» Stored records
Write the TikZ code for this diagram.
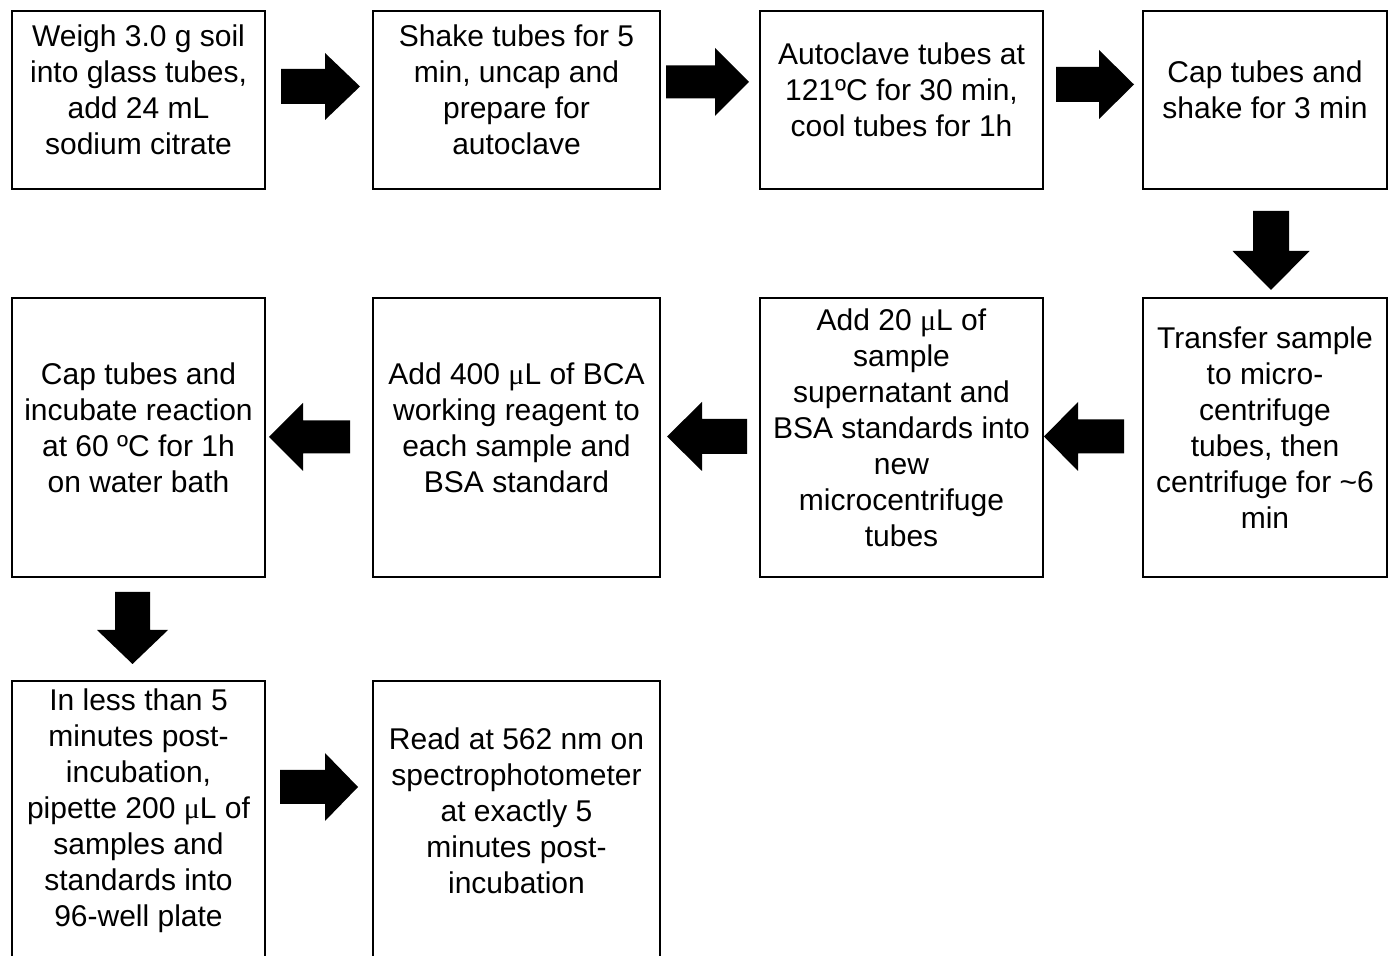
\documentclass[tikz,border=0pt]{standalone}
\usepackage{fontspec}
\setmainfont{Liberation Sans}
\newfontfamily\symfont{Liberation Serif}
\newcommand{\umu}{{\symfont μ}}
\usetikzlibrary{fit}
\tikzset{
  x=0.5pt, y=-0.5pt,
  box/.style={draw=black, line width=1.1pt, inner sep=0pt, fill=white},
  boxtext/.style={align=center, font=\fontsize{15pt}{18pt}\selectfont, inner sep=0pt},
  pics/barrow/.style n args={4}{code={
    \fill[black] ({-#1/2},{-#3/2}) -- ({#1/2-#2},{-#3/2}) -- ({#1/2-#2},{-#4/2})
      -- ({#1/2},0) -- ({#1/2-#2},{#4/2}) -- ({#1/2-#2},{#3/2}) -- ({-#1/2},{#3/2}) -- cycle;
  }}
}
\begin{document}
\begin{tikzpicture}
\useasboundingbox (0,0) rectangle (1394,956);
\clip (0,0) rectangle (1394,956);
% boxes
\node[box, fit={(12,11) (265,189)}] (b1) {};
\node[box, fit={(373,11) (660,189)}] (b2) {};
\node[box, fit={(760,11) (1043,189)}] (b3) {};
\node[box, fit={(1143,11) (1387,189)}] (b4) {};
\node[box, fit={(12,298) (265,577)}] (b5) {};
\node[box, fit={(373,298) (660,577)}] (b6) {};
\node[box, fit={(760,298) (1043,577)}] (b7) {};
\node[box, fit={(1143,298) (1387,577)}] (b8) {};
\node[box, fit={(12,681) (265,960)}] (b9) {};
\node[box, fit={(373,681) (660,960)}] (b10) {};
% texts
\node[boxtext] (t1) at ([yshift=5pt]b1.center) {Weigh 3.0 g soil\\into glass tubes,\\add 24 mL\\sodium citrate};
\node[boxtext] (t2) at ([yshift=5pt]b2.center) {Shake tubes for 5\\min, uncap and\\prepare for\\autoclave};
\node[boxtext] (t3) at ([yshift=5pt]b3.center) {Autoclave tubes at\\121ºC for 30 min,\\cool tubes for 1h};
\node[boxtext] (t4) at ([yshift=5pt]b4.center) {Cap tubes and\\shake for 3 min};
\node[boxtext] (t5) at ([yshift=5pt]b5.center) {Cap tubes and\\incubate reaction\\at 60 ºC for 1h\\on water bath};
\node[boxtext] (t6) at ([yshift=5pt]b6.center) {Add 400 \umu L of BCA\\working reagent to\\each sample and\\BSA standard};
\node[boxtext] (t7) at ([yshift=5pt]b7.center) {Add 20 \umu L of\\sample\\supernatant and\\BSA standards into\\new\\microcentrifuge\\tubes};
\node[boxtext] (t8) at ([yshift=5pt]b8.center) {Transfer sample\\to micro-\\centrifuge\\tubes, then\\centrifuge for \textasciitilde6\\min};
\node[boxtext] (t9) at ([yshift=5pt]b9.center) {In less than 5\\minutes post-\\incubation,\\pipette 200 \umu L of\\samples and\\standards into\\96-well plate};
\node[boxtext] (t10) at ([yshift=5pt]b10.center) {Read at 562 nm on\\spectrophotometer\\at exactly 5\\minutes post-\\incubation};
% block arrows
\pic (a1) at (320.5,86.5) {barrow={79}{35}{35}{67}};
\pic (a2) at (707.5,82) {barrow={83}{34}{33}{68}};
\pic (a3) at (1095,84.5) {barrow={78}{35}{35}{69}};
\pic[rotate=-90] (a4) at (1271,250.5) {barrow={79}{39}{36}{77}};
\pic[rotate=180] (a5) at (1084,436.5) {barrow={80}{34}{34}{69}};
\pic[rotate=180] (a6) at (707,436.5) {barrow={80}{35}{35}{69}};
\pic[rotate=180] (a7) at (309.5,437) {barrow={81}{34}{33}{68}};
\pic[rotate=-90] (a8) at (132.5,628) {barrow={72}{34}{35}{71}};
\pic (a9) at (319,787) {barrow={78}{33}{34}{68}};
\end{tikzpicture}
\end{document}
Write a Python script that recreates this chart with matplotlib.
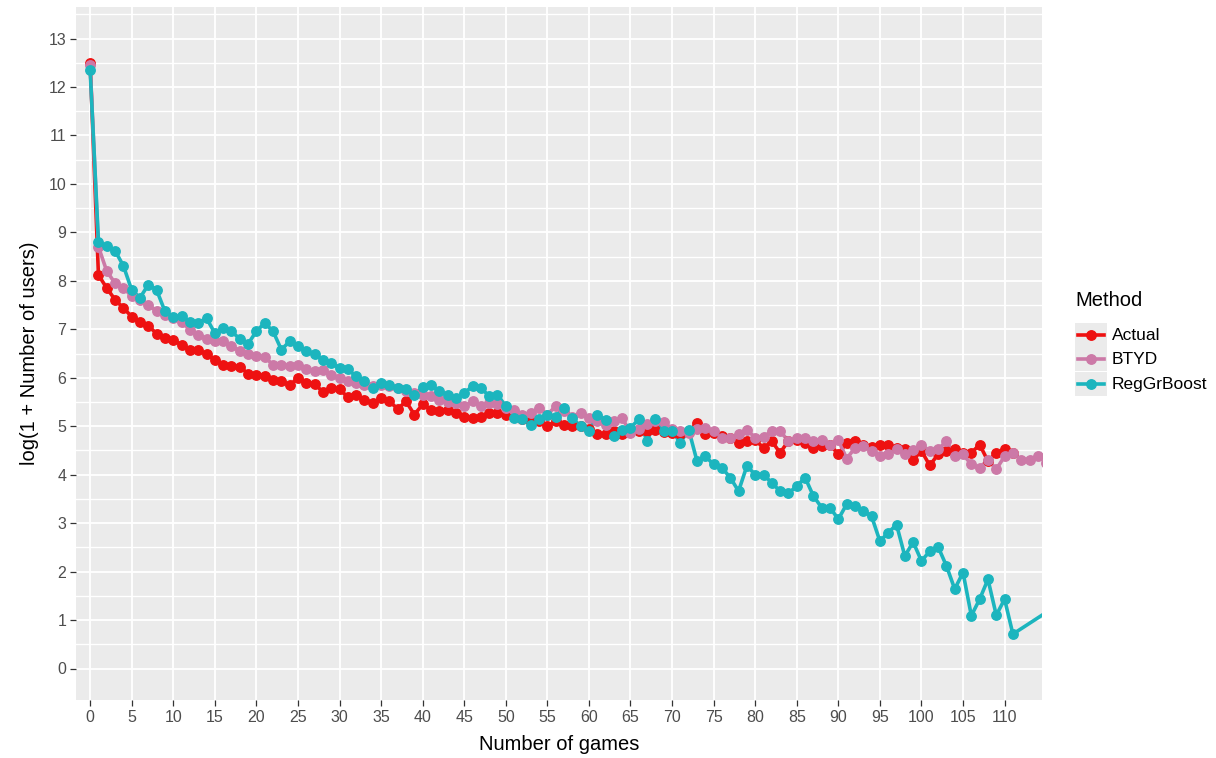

» Task prompt
All of the material above needs to be restated exactly, with no pictures.

» Response below
Write the TikZ code for this diagram.
\documentclass[tikz,border=0pt]{standalone}
\usepackage{fontspec}
\setmainfont{Liberation Sans}
\newfontfamily\symfont{Liberation Serif}
\newcommand{\umu}{{\symfont μ}}
\usetikzlibrary{fit}
\tikzset{
  x=0.5pt, y=-0.5pt,
  box/.style={draw=black, line width=1.1pt, inner sep=0pt, fill=white},
  boxtext/.style={align=center, font=\fontsize{15pt}{18pt}\selectfont, inner sep=0pt},
  pics/barrow/.style n args={4}{code={
    \fill[black] ({-#1/2},{-#3/2}) -- ({#1/2-#2},{-#3/2}) -- ({#1/2-#2},{-#4/2})
      -- ({#1/2},0) -- ({#1/2-#2},{#4/2}) -- ({#1/2-#2},{#3/2}) -- ({-#1/2},{#3/2}) -- cycle;
  }}
}
\begin{document}
\begin{tikzpicture}
\useasboundingbox (0,0) rectangle (1394,956);
\clip (0,0) rectangle (1394,956);
% boxes
\node[box, fit={(12,11) (265,189)}] (b1) {};
\node[box, fit={(373,11) (660,189)}] (b2) {};
\node[box, fit={(760,11) (1043,189)}] (b3) {};
\node[box, fit={(1143,11) (1387,189)}] (b4) {};
\node[box, fit={(12,298) (265,577)}] (b5) {};
\node[box, fit={(373,298) (660,577)}] (b6) {};
\node[box, fit={(760,298) (1043,577)}] (b7) {};
\node[box, fit={(1143,298) (1387,577)}] (b8) {};
\node[box, fit={(12,681) (265,960)}] (b9) {};
\node[box, fit={(373,681) (660,960)}] (b10) {};
% texts
\node[boxtext] (t1) at ([yshift=5pt]b1.center) {Weigh 3.0 g soil\\into glass tubes,\\add 24 mL\\sodium citrate};
\node[boxtext] (t2) at ([yshift=5pt]b2.center) {Shake tubes for 5\\min, uncap and\\prepare for\\autoclave};
\node[boxtext] (t3) at ([yshift=5pt]b3.center) {Autoclave tubes at\\121ºC for 30 min,\\cool tubes for 1h};
\node[boxtext] (t4) at ([yshift=5pt]b4.center) {Cap tubes and\\shake for 3 min};
\node[boxtext] (t5) at ([yshift=5pt]b5.center) {Cap tubes and\\incubate reaction\\at 60 ºC for 1h\\on water bath};
\node[boxtext] (t6) at ([yshift=5pt]b6.center) {Add 400 \umu L of BCA\\working reagent to\\each sample and\\BSA standard};
\node[boxtext] (t7) at ([yshift=5pt]b7.center) {Add 20 \umu L of\\sample\\supernatant and\\BSA standards into\\new\\microcentrifuge\\tubes};
\node[boxtext] (t8) at ([yshift=5pt]b8.center) {Transfer sample\\to micro-\\centrifuge\\tubes, then\\centrifuge for \textasciitilde6\\min};
\node[boxtext] (t9) at ([yshift=5pt]b9.center) {In less than 5\\minutes post-\\incubation,\\pipette 200 \umu L of\\samples and\\standards into\\96-well plate};
\node[boxtext] (t10) at ([yshift=5pt]b10.center) {Read at 562 nm on\\spectrophotometer\\at exactly 5\\minutes post-\\incubation};
% block arrows
\pic (a1) at (320.5,86.5) {barrow={79}{35}{35}{67}};
\pic (a2) at (707.5,82) {barrow={83}{34}{33}{68}};
\pic (a3) at (1095,84.5) {barrow={78}{35}{35}{69}};
\pic[rotate=-90] (a4) at (1271,250.5) {barrow={79}{39}{36}{77}};
\pic[rotate=180] (a5) at (1084,436.5) {barrow={80}{34}{34}{69}};
\pic[rotate=180] (a6) at (707,436.5) {barrow={80}{35}{35}{69}};
\pic[rotate=180] (a7) at (309.5,437) {barrow={81}{34}{33}{68}};
\pic[rotate=-90] (a8) at (132.5,628) {barrow={72}{34}{35}{71}};
\pic (a9) at (319,787) {barrow={78}{33}{34}{68}};
\end{tikzpicture}
\end{document}
Write a Python script that recreates this chart with matplotlib.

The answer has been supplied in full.